**WHAT IS EXPECTED**
Leave out the pictures and set down exactly the lines from the start of the listing through the one with "const yMajor = [3.0, 3.2, 3.4, 3.6, 3.8, 4.0];", both included.
====
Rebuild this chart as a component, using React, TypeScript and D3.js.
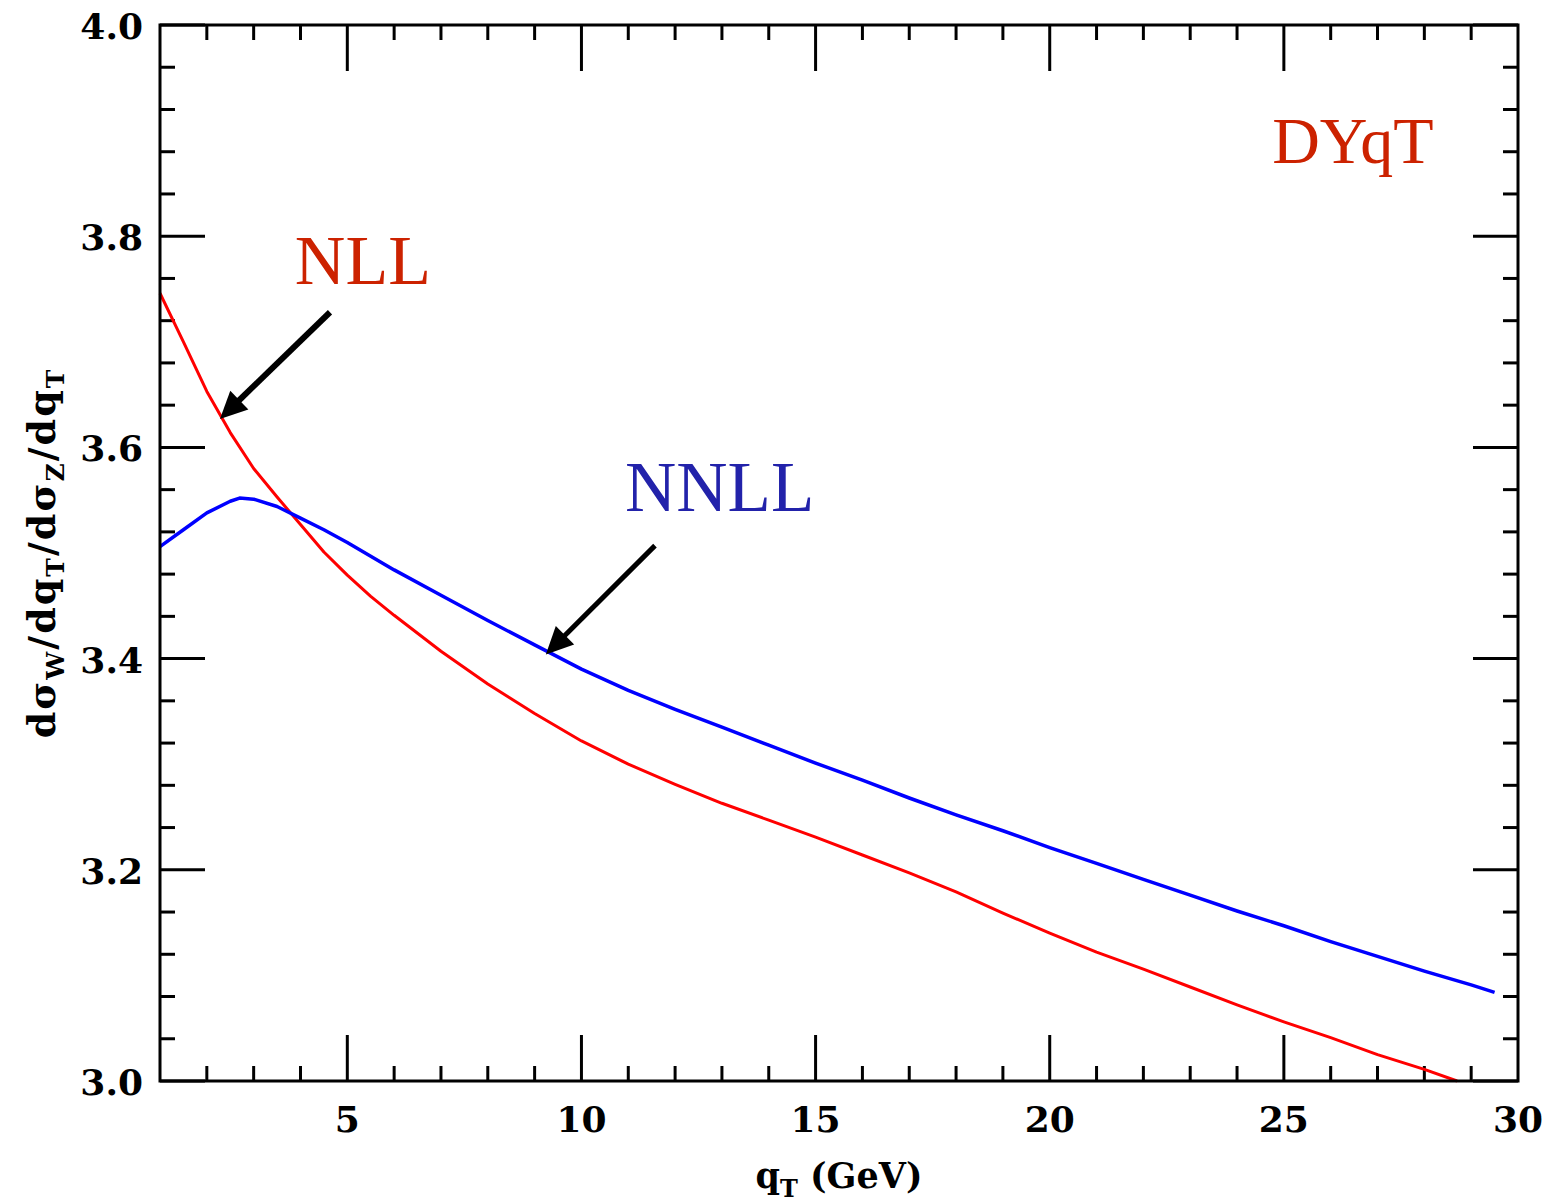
import React from "react";
import * as d3 from "d3";

const width = 1550;
const height = 1203;
const margin = { top: 25, right: 32, bottom: 122, left: 160 };

// qT grid (GeV) and the two ratio curves
const qtNLL = [1, 1.5, 2, 2.5, 3, 3.5, 4, 4.5, 5, 5.5, 6, 7, 8, 9, 10, 11, 12, 13, 14, 15, 16, 17, 18, 19, 20, 21, 22, 23, 24, 25, 26, 27, 28, 28.7];
const ratioNLL = [3.746, 3.7, 3.653, 3.614, 3.58, 3.553, 3.527, 3.501, 3.479, 3.459, 3.441, 3.407, 3.376, 3.348, 3.322, 3.3, 3.281, 3.263, 3.247, 3.231, 3.214, 3.197, 3.179, 3.159, 3.14, 3.122, 3.106, 3.089, 3.072, 3.056, 3.041, 3.025, 3.011, 3.0];

const qtNNLL = [1, 1.5, 2, 2.5, 2.7, 3, 3.5, 4, 4.5, 5, 6, 7, 8, 9, 10, 11, 12, 13, 14, 15, 16, 17, 18, 19, 20, 21, 22, 23, 24, 25, 26, 27, 28, 29, 29.5];
const ratioNNLL = [3.506, 3.522, 3.538, 3.549, 3.552, 3.551, 3.544, 3.533, 3.522, 3.51, 3.484, 3.46, 3.436, 3.413, 3.39, 3.37, 3.352, 3.335, 3.318, 3.301, 3.285, 3.268, 3.252, 3.237, 3.221, 3.206, 3.191, 3.176, 3.161, 3.147, 3.132, 3.118, 3.104, 3.091, 3.084];

const xMajor = [5, 10, 15, 20, 25, 30];
const yMajor = [3.0, 3.2, 3.4, 3.6, 3.8, 4.0];

// annotations, in data units: [tailQt, tailRatio, tipQt, tipRatio]
const arrowNLL = [4.63, 3.728, 2.28, 3.627];
const arrowNNLL = [11.57, 3.507, 9.24, 3.404];

const labelFont = "'DejaVu Serif', serif";
const romanFont = "'Liberation Serif', 'Times New Roman', serif";

function Arrow(props) {
  const { a, xScale, yScale, w } = props;
  const x0 = xScale(a[0]);
  const y0 = yScale(a[1]);
  const x1 = xScale(a[2]);
  const y1 = yScale(a[3]);
  const len = Math.hypot(x1 - x0, y1 - y0);
  const ux = (x1 - x0) / len;
  const uy = (y1 - y0) / len;
  const headLen = 27;
  const half = 13;
  const bx = x1 - ux * headLen;
  const by = y1 - uy * headLen;
  const pts = [
    [x1, y1],
    [bx - uy * half, by + ux * half],
    [bx + uy * half, by - ux * half]
  ];
  return (
    <g>
      <line x1={x0} y1={y0} x2={bx + ux * 2} y2={by + uy * 2} stroke="black" strokeWidth={w} />
      <polygon points={pts.map(p => p.join(",")).join(" ")} fill="black" />
    </g>
  );
}

export default function App() {
  const xScale = d3
    .scaleLinear()
    .domain([1, 30])
    .range([margin.left, width - margin.right]);
  const yScale = d3
    .scaleLinear()
    .domain([3, 4])
    .range([height - margin.bottom, margin.top]);

  const line = d3
    .line()
    .x(d => xScale(d[0]))
    .y(d => yScale(d[1]));

  const nll = qtNLL.map((q, i) => [q, ratioNLL[i]]);
  const nnll = qtNNLL.map((q, i) => [q, ratioNNLL[i]]);

  const x0 = xScale(1);
  const x1 = xScale(30);
  const y0 = yScale(3);
  const y1 = yScale(4);

  const xTicks = d3.range(2, 30, 1);
  const yTicks = d3.range(0, 26).map(i => 3 + i * 0.04);

  return (
    <svg
      width={width}
      height={height}
      style={{ position: "absolute", left: 0, top: 0, background: "white" }}
    >
      {/* minor + major ticks, all four sides, pointing in */}
      <g stroke="black" strokeWidth={3}>
        {xTicks.map(t => {
          const major = t % 5 === 0;
          const L = major ? 46 : 15;
          return (
            <g key={"xt" + t}>
              <line x1={xScale(t)} x2={xScale(t)} y1={y0} y2={y0 - L} />
              <line x1={xScale(t)} x2={xScale(t)} y1={y1} y2={y1 + L} />
            </g>
          );
        })}
        {yTicks.map((t, i) => {
          const major = i % 5 === 0;
          const L = major ? 45 : 15;
          return (
            <g key={"yt" + i}>
              <line x1={x0} x2={x0 + L} y1={yScale(t)} y2={yScale(t)} />
              <line x1={x1} x2={x1 - L} y1={yScale(t)} y2={yScale(t)} />
            </g>
          );
        })}
      </g>

      <path d={line(nll)} fill="none" stroke="#ff0000" strokeWidth={3} strokeLinejoin="round" />
      <path d={line(nnll)} fill="none" stroke="#0000ff" strokeWidth={3.5} strokeLinejoin="round" />

      <rect x={x0} y={y1} width={x1 - x0} height={y0 - y1} fill="none" stroke="black" strokeWidth={3} />

      {/* tick labels */}
      <g fontFamily={labelFont} fontWeight="bold" fontSize={36} fill="black">
        {xMajor.map(t => (
          <text key={"xl" + t} x={xScale(t)} y={y0 + 51} textAnchor="middle">
            {t}
          </text>
        ))}
        {yMajor.map(t => (
          <text key={"yl" + t} x={x0 - 17} y={yScale(t) + 14} textAnchor="end">
            {t.toFixed(1)}
          </text>
        ))}
      </g>

      {/* axis titles */}
      <text x={(x0 + x1) / 2} y={1188} textAnchor="middle" fontFamily={labelFont} fontWeight="bold" fontSize={35}>
        q<tspan fontSize={24} dy={9}>T</tspan>
        <tspan dy={-9}> (GeV)</tspan>
      </text>
      <text
        transform={`translate(55, ${(y0 + y1) / 2}) rotate(-90)`}
        textAnchor="middle"
        fontFamily={labelFont}
        fontWeight="bold"
        fontSize={38}
        letterSpacing={2}
      >
        dσ<tspan fontSize={25} dy={9}>W</tspan>
        <tspan dy={-9}>/dq</tspan>
        <tspan fontSize={25} dy={9}>T</tspan>
        <tspan dy={-9}>/dσ</tspan>
        <tspan fontSize={25} dy={9}>Z</tspan>
        <tspan dy={-9}>/dq</tspan>
        <tspan fontSize={25} dy={9}>T</tspan>
      </text>

      {/* annotations */}
      <text x={xScale(3.88)} y={yScale(3.755)} fontFamily={romanFont} fontSize={70} fill="#cc2200">
        NLL
      </text>
      <text x={xScale(10.93)} y={yScale(3.54)} fontFamily={romanFont} fontSize={71} fill="#2222aa">
        NNLL
      </text>
      <text x={xScale(24.75)} y={yScale(3.869)} fontFamily={romanFont} fontSize={66} fill="#cc2200">
        DYqT
      </text>
      <Arrow a={arrowNLL} xScale={xScale} yScale={yScale} w={6} />
      <Arrow a={arrowNNLL} xScale={xScale} yScale={yScale} w={5} />
    </svg>
  );
}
====
**SOLUTION TO THIS TASK**
Rebuild this chart as a component, using React, TypeScript and D3.js.
import React from "react";
import * as d3 from "d3";

const width = 1550;
const height = 1203;
const margin = { top: 25, right: 32, bottom: 122, left: 160 };

// qT grid (GeV) and the two ratio curves
const qtNLL = [1, 1.5, 2, 2.5, 3, 3.5, 4, 4.5, 5, 5.5, 6, 7, 8, 9, 10, 11, 12, 13, 14, 15, 16, 17, 18, 19, 20, 21, 22, 23, 24, 25, 26, 27, 28, 28.7];
const ratioNLL = [3.746, 3.7, 3.653, 3.614, 3.58, 3.553, 3.527, 3.501, 3.479, 3.459, 3.441, 3.407, 3.376, 3.348, 3.322, 3.3, 3.281, 3.263, 3.247, 3.231, 3.214, 3.197, 3.179, 3.159, 3.14, 3.122, 3.106, 3.089, 3.072, 3.056, 3.041, 3.025, 3.011, 3.0];

const qtNNLL = [1, 1.5, 2, 2.5, 2.7, 3, 3.5, 4, 4.5, 5, 6, 7, 8, 9, 10, 11, 12, 13, 14, 15, 16, 17, 18, 19, 20, 21, 22, 23, 24, 25, 26, 27, 28, 29, 29.5];
const ratioNNLL = [3.506, 3.522, 3.538, 3.549, 3.552, 3.551, 3.544, 3.533, 3.522, 3.51, 3.484, 3.46, 3.436, 3.413, 3.39, 3.37, 3.352, 3.335, 3.318, 3.301, 3.285, 3.268, 3.252, 3.237, 3.221, 3.206, 3.191, 3.176, 3.161, 3.147, 3.132, 3.118, 3.104, 3.091, 3.084];

const xMajor = [5, 10, 15, 20, 25, 30];
const yMajor = [3.0, 3.2, 3.4, 3.6, 3.8, 4.0];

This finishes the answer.